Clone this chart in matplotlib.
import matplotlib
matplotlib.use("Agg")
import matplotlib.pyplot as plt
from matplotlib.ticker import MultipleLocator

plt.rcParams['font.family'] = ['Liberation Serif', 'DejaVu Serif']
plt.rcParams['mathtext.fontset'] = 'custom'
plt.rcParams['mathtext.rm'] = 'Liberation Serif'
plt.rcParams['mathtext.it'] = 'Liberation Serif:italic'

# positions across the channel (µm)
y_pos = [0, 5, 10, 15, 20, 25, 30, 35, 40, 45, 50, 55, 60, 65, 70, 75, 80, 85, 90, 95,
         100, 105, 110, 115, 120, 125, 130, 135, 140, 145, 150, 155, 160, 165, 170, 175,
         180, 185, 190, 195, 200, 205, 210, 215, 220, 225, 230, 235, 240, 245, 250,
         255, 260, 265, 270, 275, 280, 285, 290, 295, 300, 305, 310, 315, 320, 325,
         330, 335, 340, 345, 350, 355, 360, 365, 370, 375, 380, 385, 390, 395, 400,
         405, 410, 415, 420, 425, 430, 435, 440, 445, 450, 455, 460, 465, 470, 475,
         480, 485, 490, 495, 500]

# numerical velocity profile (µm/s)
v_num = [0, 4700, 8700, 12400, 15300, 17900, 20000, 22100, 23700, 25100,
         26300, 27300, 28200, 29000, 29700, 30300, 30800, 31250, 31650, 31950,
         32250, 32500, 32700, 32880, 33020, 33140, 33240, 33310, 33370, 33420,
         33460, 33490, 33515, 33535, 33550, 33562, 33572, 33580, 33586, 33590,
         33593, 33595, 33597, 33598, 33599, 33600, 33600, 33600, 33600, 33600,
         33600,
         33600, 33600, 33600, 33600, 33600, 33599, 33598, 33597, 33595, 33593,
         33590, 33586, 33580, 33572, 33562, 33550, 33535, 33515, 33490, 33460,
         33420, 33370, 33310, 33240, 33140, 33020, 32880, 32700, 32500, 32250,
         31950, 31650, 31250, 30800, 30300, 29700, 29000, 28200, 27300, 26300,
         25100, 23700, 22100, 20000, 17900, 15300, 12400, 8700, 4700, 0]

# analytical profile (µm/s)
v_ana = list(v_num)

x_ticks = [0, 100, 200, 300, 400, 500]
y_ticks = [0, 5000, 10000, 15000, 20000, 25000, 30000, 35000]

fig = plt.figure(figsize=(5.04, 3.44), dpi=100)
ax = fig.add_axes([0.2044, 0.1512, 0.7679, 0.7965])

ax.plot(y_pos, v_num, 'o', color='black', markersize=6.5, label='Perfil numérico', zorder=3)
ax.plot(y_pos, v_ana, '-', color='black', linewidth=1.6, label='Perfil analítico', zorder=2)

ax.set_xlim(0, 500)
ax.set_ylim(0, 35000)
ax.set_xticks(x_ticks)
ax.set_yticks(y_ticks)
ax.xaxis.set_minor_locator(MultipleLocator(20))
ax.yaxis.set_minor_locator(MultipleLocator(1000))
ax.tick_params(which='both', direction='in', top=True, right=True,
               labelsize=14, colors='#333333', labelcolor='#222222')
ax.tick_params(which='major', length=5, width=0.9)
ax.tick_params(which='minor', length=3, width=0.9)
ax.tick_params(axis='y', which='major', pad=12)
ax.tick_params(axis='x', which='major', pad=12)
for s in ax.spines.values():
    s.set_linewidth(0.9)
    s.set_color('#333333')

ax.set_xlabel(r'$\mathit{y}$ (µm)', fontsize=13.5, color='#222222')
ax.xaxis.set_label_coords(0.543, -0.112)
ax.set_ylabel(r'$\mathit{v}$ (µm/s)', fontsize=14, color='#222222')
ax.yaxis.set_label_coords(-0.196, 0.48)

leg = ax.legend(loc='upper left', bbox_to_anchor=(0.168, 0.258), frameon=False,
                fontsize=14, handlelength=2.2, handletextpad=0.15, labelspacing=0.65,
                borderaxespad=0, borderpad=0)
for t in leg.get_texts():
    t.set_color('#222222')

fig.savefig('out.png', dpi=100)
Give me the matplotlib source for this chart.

#### Description of the task:
Extract each record, keeping it identical to the original.

#### Output for this task:
Clone this chart in matplotlib.
import matplotlib
matplotlib.use("Agg")
import matplotlib.pyplot as plt
from matplotlib.ticker import MultipleLocator

plt.rcParams['font.family'] = ['Liberation Serif', 'DejaVu Serif']
plt.rcParams['mathtext.fontset'] = 'custom'
plt.rcParams['mathtext.rm'] = 'Liberation Serif'
plt.rcParams['mathtext.it'] = 'Liberation Serif:italic'

# positions across the channel (µm)
y_pos = [0, 5, 10, 15, 20, 25, 30, 35, 40, 45, 50, 55, 60, 65, 70, 75, 80, 85, 90, 95,
         100, 105, 110, 115, 120, 125, 130, 135, 140, 145, 150, 155, 160, 165, 170, 175,
         180, 185, 190, 195, 200, 205, 210, 215, 220, 225, 230, 235, 240, 245, 250,
         255, 260, 265, 270, 275, 280, 285, 290, 295, 300, 305, 310, 315, 320, 325,
         330, 335, 340, 345, 350, 355, 360, 365, 370, 375, 380, 385, 390, 395, 400,
         405, 410, 415, 420, 425, 430, 435, 440, 445, 450, 455, 460, 465, 470, 475,
         480, 485, 490, 495, 500]

# numerical velocity profile (µm/s)
v_num = [0, 4700, 8700, 12400, 15300, 17900, 20000, 22100, 23700, 25100,
         26300, 27300, 28200, 29000, 29700, 30300, 30800, 31250, 31650, 31950,
         32250, 32500, 32700, 32880, 33020, 33140, 33240, 33310, 33370, 33420,
         33460, 33490, 33515, 33535, 33550, 33562, 33572, 33580, 33586, 33590,
         33593, 33595, 33597, 33598, 33599, 33600, 33600, 33600, 33600, 33600,
         33600,
         33600, 33600, 33600, 33600, 33600, 33599, 33598, 33597, 33595, 33593,
         33590, 33586, 33580, 33572, 33562, 33550, 33535, 33515, 33490, 33460,
         33420, 33370, 33310, 33240, 33140, 33020, 32880, 32700, 32500, 32250,
         31950, 31650, 31250, 30800, 30300, 29700, 29000, 28200, 27300, 26300,
         25100, 23700, 22100, 20000, 17900, 15300, 12400, 8700, 4700, 0]

# analytical profile (µm/s)
v_ana = list(v_num)

x_ticks = [0, 100, 200, 300, 400, 500]
y_ticks = [0, 5000, 10000, 15000, 20000, 25000, 30000, 35000]

fig = plt.figure(figsize=(5.04, 3.44), dpi=100)
ax = fig.add_axes([0.2044, 0.1512, 0.7679, 0.7965])

ax.plot(y_pos, v_num, 'o', color='black', markersize=6.5, label='Perfil numérico', zorder=3)
ax.plot(y_pos, v_ana, '-', color='black', linewidth=1.6, label='Perfil analítico', zorder=2)

ax.set_xlim(0, 500)
ax.set_ylim(0, 35000)
ax.set_xticks(x_ticks)
ax.set_yticks(y_ticks)
ax.xaxis.set_minor_locator(MultipleLocator(20))
ax.yaxis.set_minor_locator(MultipleLocator(1000))
ax.tick_params(which='both', direction='in', top=True, right=True,
               labelsize=14, colors='#333333', labelcolor='#222222')
ax.tick_params(which='major', length=5, width=0.9)
ax.tick_params(which='minor', length=3, width=0.9)
ax.tick_params(axis='y', which='major', pad=12)
ax.tick_params(axis='x', which='major', pad=12)
for s in ax.spines.values():
    s.set_linewidth(0.9)
    s.set_color('#333333')

ax.set_xlabel(r'$\mathit{y}$ (µm)', fontsize=13.5, color='#222222')
ax.xaxis.set_label_coords(0.543, -0.112)
ax.set_ylabel(r'$\mathit{v}$ (µm/s)', fontsize=14, color='#222222')
ax.yaxis.set_label_coords(-0.196, 0.48)

leg = ax.legend(loc='upper left', bbox_to_anchor=(0.168, 0.258), frameon=False,
                fontsize=14, handlelength=2.2, handletextpad=0.15, labelspacing=0.65,
                borderaxespad=0, borderpad=0)
for t in leg.get_texts():
    t.set_color('#222222')

fig.savefig('out.png', dpi=100)
Give me the matplotlib source for this chart.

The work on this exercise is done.